In 5 days of having Netflix I believe my family has watched about 15 movies on Netflix proving definitively that the minimal cost of 7.99 a month is well worth the price. In fact we have actually reduced our cable package down to basic because we don't seem to have the time to watch cable anymore what with the variety of options available on Netflix. The only downside at this point with Netflix is that the selection of movies is a little off from what the mainstream assortment of available titles is on MTS or Shaw's pay-per-view channels or from movie rental stores such as Rogers or Blockbuster. However in saying that, there is a selection of movies that although not necessarily big-screen hits are non the less very entertaining. What I appreciate the most is the wide selection of family appropriate movies and TV series available such as Dora the Explorer and Thomas the Train episodes. I thankfully have a reason to hibernate this winter.

The last movie that we watched as a family on Netflix was Marley and Me. The lead character in the movie is a lovable, disaster stricken, bull in a china shop type destructive Labrador named Marley. What I found most endearing about this particular mutt were the similarities to our own tornado on four legs Eva. Eva is a 24 pound whirlwind of destruction that must chew and destroy or fail to thrive or so it seems. Lessons that I have learned from my dog include the following; vitamin E cream makes for a great laxative, photo-albums taste great, chairs can be pushed up to the stove to be climbed on so that one little mutt can lick out the frying pans after Sunday breakfast, rawhide's are wonderful and leather couches taste just as good, cats are to be chased, dogs on TV need to be barked at and are definitely hiding somewhere in the speakers of the stereo hooked up to it, likewise babies crying on TV are also hiding in the speakers and must be found, crayons, balloons, tinfoil, garbage, socks, socks, and more socks the dirtier the better, pens, pencils, hair brushes, tooth brushes, wrapping paper, china cabinets, shoes especially flip flops, pillows, wooden rocking chairs, and dry pasta taste great. One other lesson I have learned from this little master of destruction is one of the main reasons that we will have her for the rest of her life is that  my children can do no wrong with her and will always be forgiven for sitting on her, pulling her ears and yanking on her tail. As far as this mom is concerned however, the fact that this little dog will be the perfect alarm to notify me when my children are up to no good however is the ultimate advantage to having this particular dog. My children cannot go near the front or back doors without the dog crying up a storm and if they try to go outside she barks her crazy little head off. Good luck sneaking out in the future kids!

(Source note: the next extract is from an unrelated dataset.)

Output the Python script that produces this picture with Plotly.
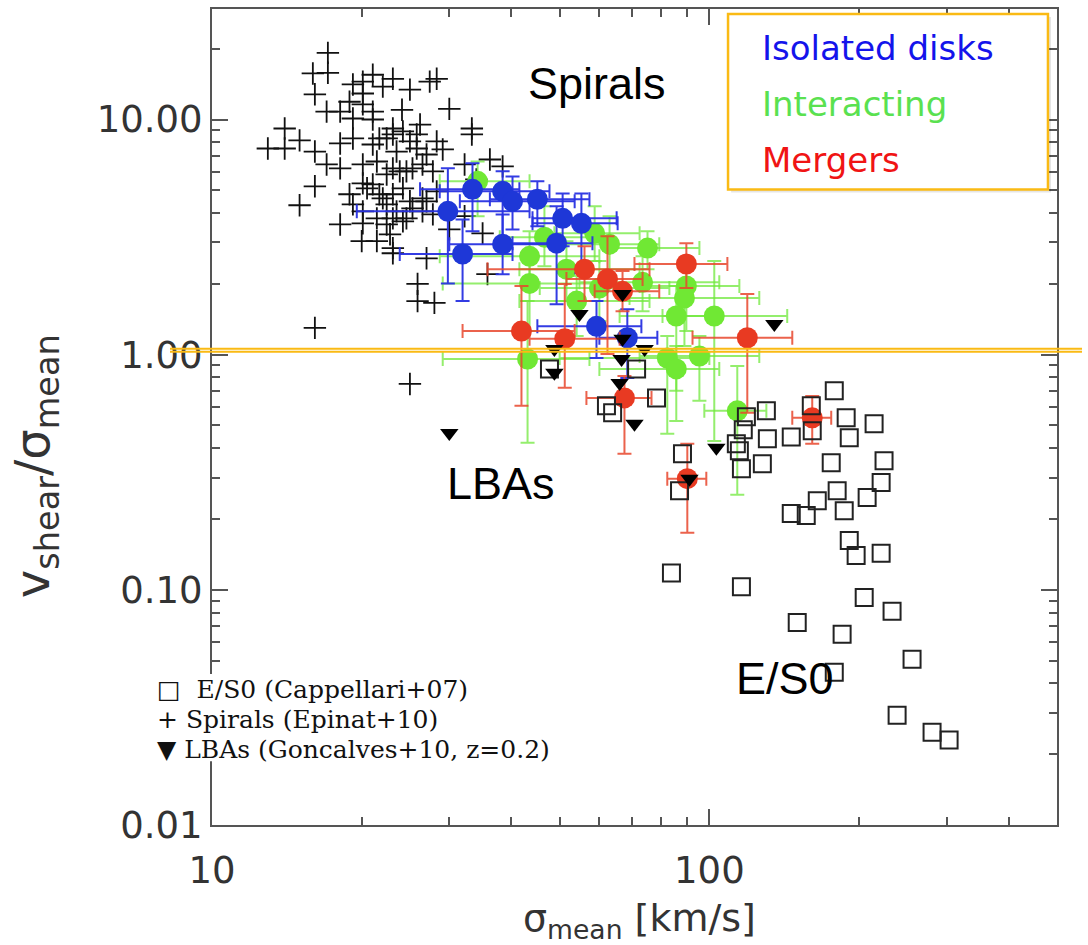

Much as the family in the movie Marley and Me could not imagine their lives without Marley, despite his idiosyncrasies and destructive yet loving nature, neither could I imagine not having our little dog that we refer to as "the Goat" in our lives. Having something such as a little dog that knows how to love unconditionally in the life of a family is a wonderful experience and worth having irregardless of the issues that come with dog ownership. Besides, by the time Eva stops eating the furniture in my house, IKEA will be in Winnipeg and I will have the perfect excuse to buy new furniture.